Por más que uno sepa a que se enfrenta, el primer capítulo es
absolutamente rompedor (al margen de saber enganchar con un manejo de los
ardides literarios que se demuestra muy eficaz y hace olvidar que se trata de
una ópera prima) y deja muy claro que, en contra de lo que algunos puedan temer
(o les convenga pregonar), no estamos ante “otro libro sobre la Guerra Civil” porque,
como hiciese José María Gironella en su injustamente olvidada Un millón de muertos
(la continuación de la espléndida Los cipreses creen en Dios), esta
le interesa en la medida en que afecta a las personas y, por más que algunos
episodios se reproduzcan con enorme precisión y procurando ser muy fiel a determinados
hechos, no olvida jamás que está escribiendo una novela y que sin el aliento y
las emociones de sus personajes no puede establecerse la necesaria corriente
vital con el lector, llevándole como en mi caso a recordar lo que, por ejemplo,
tanto emocionó al tío Miguel cuando lo vio reflejado en La vaquilla de
Berlanga: “He intentado que nadie pierda su humanidad porque es algo con lo
que te encuentras hablando con quienes lo vivieron: si hubieran sabido el
nombre de quien tenían enfrente, no hubieran sido capaces de disparar.

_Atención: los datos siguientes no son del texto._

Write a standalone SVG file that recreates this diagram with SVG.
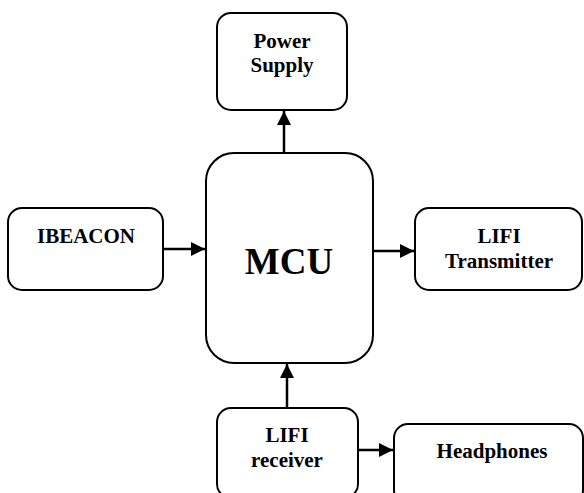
<svg xmlns="http://www.w3.org/2000/svg" width="584" height="493" viewBox="0 0 584 493">
<defs>
<marker id="ah" viewBox="0 0 10 10" refX="10" refY="5" markerWidth="16" markerHeight="14" markerUnits="userSpaceOnUse" orient="auto">
<path d="M0,0 L10,5 L0,10 Z" fill="#000"/>
</marker>
<style>
.box{fill:#fff;stroke:#000;stroke-width:2}
.t{font-family:"Liberation Serif","Times New Roman",serif;font-weight:bold;font-size:21px;text-anchor:middle;fill:#000}
.big{font-size:37px}
.c{stroke:#000;stroke-width:2.5;fill:none}
</style>
</defs>
<rect width="584" height="493" fill="#fff"/>
<g id="power">
<rect class="box" x="217" y="13" width="130" height="97" rx="14"/>
<text class="t" x="282" y="48">Power</text>
<text class="t" x="282" y="72">Supply</text>
</g>
<g id="mcu">
<rect class="box" x="206" y="153" width="167" height="210" rx="28"/>
<text class="t big" x="289" y="274">MCU</text>
</g>
<g id="ibeacon">
<rect class="box" x="8" y="208" width="155" height="82" rx="14"/>
<text class="t" x="86" y="243">IBEACON</text>
</g>
<g id="transmitter">
<rect class="box" x="415" y="208" width="167" height="82" rx="14"/>
<text class="t" x="499" y="243">LIFI</text>
<text class="t" x="499" y="268">Transmitter</text>
</g>
<g id="receiver">
<rect class="box" x="217" y="408" width="141" height="90" rx="14"/>
<text class="t" x="287" y="442">LIFI</text>
<text class="t" x="287" y="467">receiver</text>
</g>
<g id="headphones">
<rect class="box" x="394" y="424" width="189" height="80" rx="14"/>
<text class="t" x="492" y="458">Headphones</text>
</g>
<g id="connectors">
<line class="c" x1="284" y1="153" x2="284" y2="111" marker-end="url(#ah)"/>
<line class="c" x1="163" y1="249" x2="205" y2="249" marker-end="url(#ah)"/>
<line class="c" x1="373" y1="251" x2="414" y2="251" marker-end="url(#ah)"/>
<line class="c" x1="287" y1="408" x2="287" y2="364" marker-end="url(#ah)"/>
<line class="c" x1="358" y1="450" x2="393" y2="450" marker-end="url(#ah)"/>
</g>
</svg>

Mirad lo
que pasaba con el tabaco en el frente de Madrid, por ejemplo [secuencia
que, como digo, será siempre inolvidable para mí, en parte porque muy pocas
veces el tío hablaba sobre aquellos años y, además, en esta ocasión lo hizo con
tono jocoso y celebrando lo que veíamos en pantalla]”. El primer capítulo es el
que sienta las bases de la novela y el que sirve a Rafael para armar toda la
historia de modo que, como se ha señalado, importen más los personajes que lo
que viven: “El primer capítulo está muy novelado, es ficción totalmente,
aunque surge de una leyenda familiar porque la casa, efectivamente, se llama
San Antonio y no hay nadie en la familia que se llame así y mira que mis
abuelos tuvieron hijos, por un lado diez y por el otro catorce. Una hermana de
mi abuelo contaba que pasó algo similar a lo que me sirve como punto de
partida, aunque en la realidad le desposeyeron de su herencia por embarazar a
una criada y fue la mala conciencia de la familia la que, al final, motivó que
la casa llevase el nombre del niño”.
Y durante la apasionante y encendida charla que mantuvimos en Cervantes
y Compañía fuimos desgranando episodios relacionados con nuestras familias,
hablando de la madre de uno, del padre de otra, de mi abuela, de todos aquellos
a los que, de una manera u otra, Rafael rinde tributo en las páginas de El heredero, contando, por ejemplo, la batalla de Teruel de una manera que la
graba indeleblemente en el corazón: “La
mayor tragedia de la batalla de Teruel, la gran impotencia que vivieron es que
se peleaba por un lugar que no era estratégico, era una maniobra de despiste
para lograr que el enemigo llegase debilitado a Madrid, pero eso supuso someter
a las tropas a un frío inhumano: se habla de unos 30 grados bajo cero, mi
abuelo recordaba que disparaban sólo para calentarse las manos”. Con muchas licencias literarias y
rellenando aquellos huecos en que no tenía testimonios directos, pero sin
perder jamás la verosimilitud e incorporando todo lo que su abuelo le contó,
Rafael ha construido una historia que no pretende dulcificar ni rebajar la tragedia,
pero que sabe evitar el enfrentamiento, que no puede restañar heridas pero no
coadyuva a abrirlas, una novela muy equilibrada que hace justicia con las
personas que perdieron vidas, familias, hogares, para que otros (los de siempre,
los de arriba) se llevasen los laureles.